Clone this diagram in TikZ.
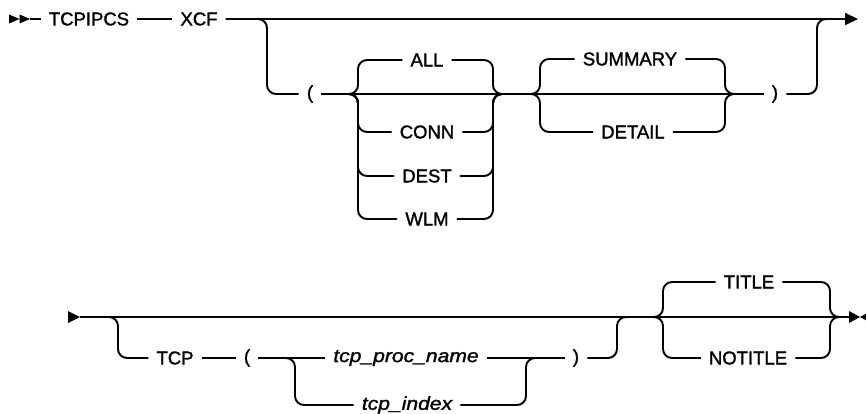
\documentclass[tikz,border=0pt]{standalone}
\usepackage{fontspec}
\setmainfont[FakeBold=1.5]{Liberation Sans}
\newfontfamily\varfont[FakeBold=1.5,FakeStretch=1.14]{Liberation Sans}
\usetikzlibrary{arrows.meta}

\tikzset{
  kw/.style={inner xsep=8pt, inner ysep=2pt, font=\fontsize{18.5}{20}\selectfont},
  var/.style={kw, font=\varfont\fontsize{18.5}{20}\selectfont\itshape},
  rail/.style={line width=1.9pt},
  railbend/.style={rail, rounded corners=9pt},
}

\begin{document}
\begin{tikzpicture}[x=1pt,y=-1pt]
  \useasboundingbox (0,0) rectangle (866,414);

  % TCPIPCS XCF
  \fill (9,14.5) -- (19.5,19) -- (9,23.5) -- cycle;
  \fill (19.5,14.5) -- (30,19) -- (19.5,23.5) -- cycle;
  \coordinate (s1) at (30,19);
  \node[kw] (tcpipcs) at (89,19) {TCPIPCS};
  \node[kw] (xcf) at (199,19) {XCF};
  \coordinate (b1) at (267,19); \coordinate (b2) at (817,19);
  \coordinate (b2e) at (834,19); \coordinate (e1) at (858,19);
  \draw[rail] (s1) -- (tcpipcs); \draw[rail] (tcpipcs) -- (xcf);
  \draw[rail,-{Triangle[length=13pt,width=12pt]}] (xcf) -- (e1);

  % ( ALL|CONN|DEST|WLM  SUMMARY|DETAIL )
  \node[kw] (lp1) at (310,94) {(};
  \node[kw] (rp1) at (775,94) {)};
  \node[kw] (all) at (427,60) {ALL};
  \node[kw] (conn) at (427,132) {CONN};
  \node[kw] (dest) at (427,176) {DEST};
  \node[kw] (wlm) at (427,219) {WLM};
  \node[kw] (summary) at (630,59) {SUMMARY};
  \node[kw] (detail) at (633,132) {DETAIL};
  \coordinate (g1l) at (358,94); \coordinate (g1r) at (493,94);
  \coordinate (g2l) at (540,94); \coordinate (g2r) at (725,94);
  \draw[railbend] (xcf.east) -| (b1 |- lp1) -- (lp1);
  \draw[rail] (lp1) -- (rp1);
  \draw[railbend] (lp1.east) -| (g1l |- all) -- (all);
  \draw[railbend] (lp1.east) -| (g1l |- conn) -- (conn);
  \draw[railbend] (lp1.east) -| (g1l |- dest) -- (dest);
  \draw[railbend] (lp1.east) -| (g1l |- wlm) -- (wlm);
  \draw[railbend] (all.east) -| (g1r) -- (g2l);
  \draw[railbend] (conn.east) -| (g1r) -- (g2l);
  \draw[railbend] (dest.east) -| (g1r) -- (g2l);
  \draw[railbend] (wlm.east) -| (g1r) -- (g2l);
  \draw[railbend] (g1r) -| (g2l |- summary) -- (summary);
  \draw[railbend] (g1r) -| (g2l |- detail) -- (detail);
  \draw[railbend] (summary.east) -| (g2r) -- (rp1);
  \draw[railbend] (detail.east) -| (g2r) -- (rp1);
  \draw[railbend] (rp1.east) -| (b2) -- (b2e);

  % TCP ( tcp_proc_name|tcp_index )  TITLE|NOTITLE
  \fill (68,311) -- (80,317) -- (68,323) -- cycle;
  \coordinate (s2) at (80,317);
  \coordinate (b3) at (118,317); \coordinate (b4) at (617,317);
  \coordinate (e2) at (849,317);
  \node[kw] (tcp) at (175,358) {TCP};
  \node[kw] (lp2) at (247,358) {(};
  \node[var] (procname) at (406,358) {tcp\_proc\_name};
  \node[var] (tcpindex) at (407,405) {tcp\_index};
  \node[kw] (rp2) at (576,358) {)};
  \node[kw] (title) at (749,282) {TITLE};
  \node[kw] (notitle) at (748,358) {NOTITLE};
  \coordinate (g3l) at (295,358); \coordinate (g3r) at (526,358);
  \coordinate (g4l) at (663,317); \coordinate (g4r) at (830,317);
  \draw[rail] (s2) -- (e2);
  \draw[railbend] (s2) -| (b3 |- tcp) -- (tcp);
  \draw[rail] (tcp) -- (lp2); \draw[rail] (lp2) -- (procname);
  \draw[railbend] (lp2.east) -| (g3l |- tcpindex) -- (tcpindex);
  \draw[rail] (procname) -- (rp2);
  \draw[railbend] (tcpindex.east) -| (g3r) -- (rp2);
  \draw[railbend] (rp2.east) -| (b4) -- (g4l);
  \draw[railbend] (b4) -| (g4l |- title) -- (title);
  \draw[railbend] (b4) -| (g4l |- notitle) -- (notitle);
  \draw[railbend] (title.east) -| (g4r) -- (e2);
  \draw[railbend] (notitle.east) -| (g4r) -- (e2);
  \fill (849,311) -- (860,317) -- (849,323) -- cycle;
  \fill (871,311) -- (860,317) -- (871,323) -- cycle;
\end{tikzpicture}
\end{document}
──────────
Task brief
From the top of the listing above, repeat each line exactly until you reach the line containing "(xcf) -- (e1);", and repeat that one too. Leave the pictures out.

Exercise result
Clone this diagram in TikZ.
\documentclass[tikz,border=0pt]{standalone}
\usepackage{fontspec}
\setmainfont[FakeBold=1.5]{Liberation Sans}
\newfontfamily\varfont[FakeBold=1.5,FakeStretch=1.14]{Liberation Sans}
\usetikzlibrary{arrows.meta}

\tikzset{
  kw/.style={inner xsep=8pt, inner ysep=2pt, font=\fontsize{18.5}{20}\selectfont},
  var/.style={kw, font=\varfont\fontsize{18.5}{20}\selectfont\itshape},
  rail/.style={line width=1.9pt},
  railbend/.style={rail, rounded corners=9pt},
}

\begin{document}
\begin{tikzpicture}[x=1pt,y=-1pt]
  \useasboundingbox (0,0) rectangle (866,414);

  % TCPIPCS XCF
  \fill (9,14.5) -- (19.5,19) -- (9,23.5) -- cycle;
  \fill (19.5,14.5) -- (30,19) -- (19.5,23.5) -- cycle;
  \coordinate (s1) at (30,19);
  \node[kw] (tcpipcs) at (89,19) {TCPIPCS};
  \node[kw] (xcf) at (199,19) {XCF};
  \coordinate (b1) at (267,19); \coordinate (b2) at (817,19);
  \coordinate (b2e) at (834,19); \coordinate (e1) at (858,19);
  \draw[rail] (s1) -- (tcpipcs); \draw[rail] (tcpipcs) -- (xcf);
  \draw[rail,-{Triangle[length=13pt,width=12pt]}] (xcf) -- (e1);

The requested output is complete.